Penulis: Dr. Ferry Hadary, M. Eng.
Pasal 107 Undang-undang Nomor 22 tahun 2009 tentang Lalu Lintas dan Angkutan Jalan, menyebutkan bahwa (1) Pengemudi kendaraan bermotor wajib menyalakan lampu utama kendaraan bermotor yang digunakan di jalan pada malam hari dan pada kondisi tertentu, (2) Pengemudi sepeda motor selain mematuhi ketentuan sebagaimana dimaksud pada ayat (1) wajib menyalakan lampu utama pada siang hari. Ayat kedua pada pasal tersebut tak pelak mengundang kontroversi di kalangan masyarakat.
Satu pihak mengatakan bahwa peraturan tersebut dikeluarkan untuk menekan angka kecelakaan yang selalu meningkat setiap tahunnya. Sementara pihak lainnya berpendapat bahwa peraturan tersebut suatu kekeliruan yang dipaksakan kepada masyarakat. Terlepas dari polemik tersebut, angka kecelakaan lalu lintas memang mengejutkan. Berdasarkan data dari Kepolisian Indonesia tahun 2006, Dr. Agus Taufik Mulyono dari Pusat Studi Transportasi dan Logistik Universitas Gadjah Mada menyebutkan bahwa setiap 30 menit = 1 orang meninggal.
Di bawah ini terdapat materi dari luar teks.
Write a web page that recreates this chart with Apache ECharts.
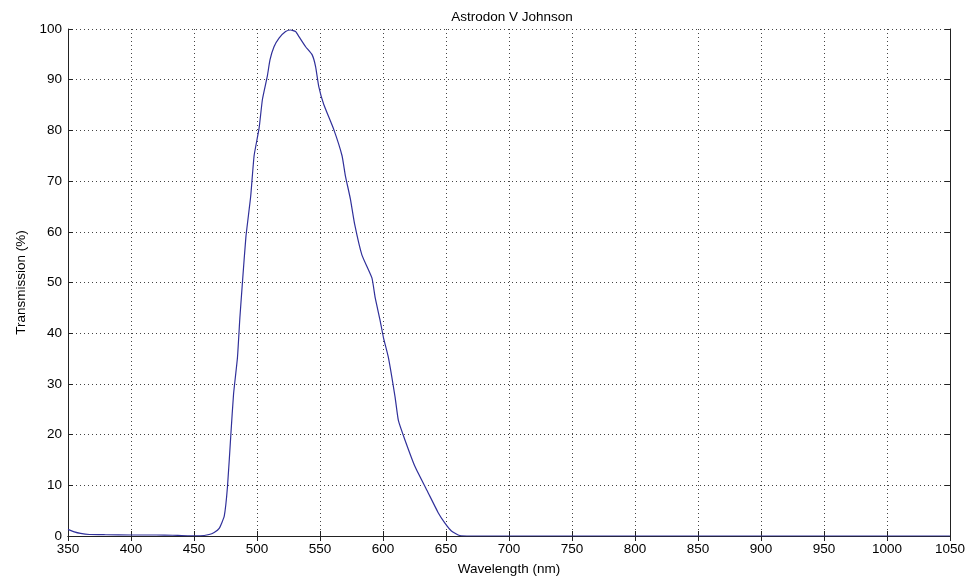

Khusus daerah Kalimantan Barat, angka kecelakaan pada triwulan pertama tahun 2006 meningkat 161,5 persen dibandingkan dengan triwulan tahun 2005. Dari data yang ada di Direktorat Lalu Lintas Polda Kalbar tersebut, jumlah korban meninggal meningkat 29,7 persen, luka berat meningkat 93,5 persen dan luka ringan meningkat tajam yakni 54,2 persen. Jika diakumulasikan pada kurun waktu 2005-2008 akan mencapai 3.872 kasus, dengan total korban luka ringan, berat dan meninggal mencapai 5.653 atau 1.413,25 orang setiap tahun. Pada tahun 2009 ini, Wakil Direktur Lalu Lintas Polda Kalbar, Ajun Komisaris Besar (Pol) Ery Nursatari, menyebutkan bahwa sepanjang Januari hingga September telah tercatat 485 kasus, korban meninggal 246 orang, luka berat 247 orang, dan luka ringan 490 orang dengan kerugian materi sebesar Rp.1 miliar.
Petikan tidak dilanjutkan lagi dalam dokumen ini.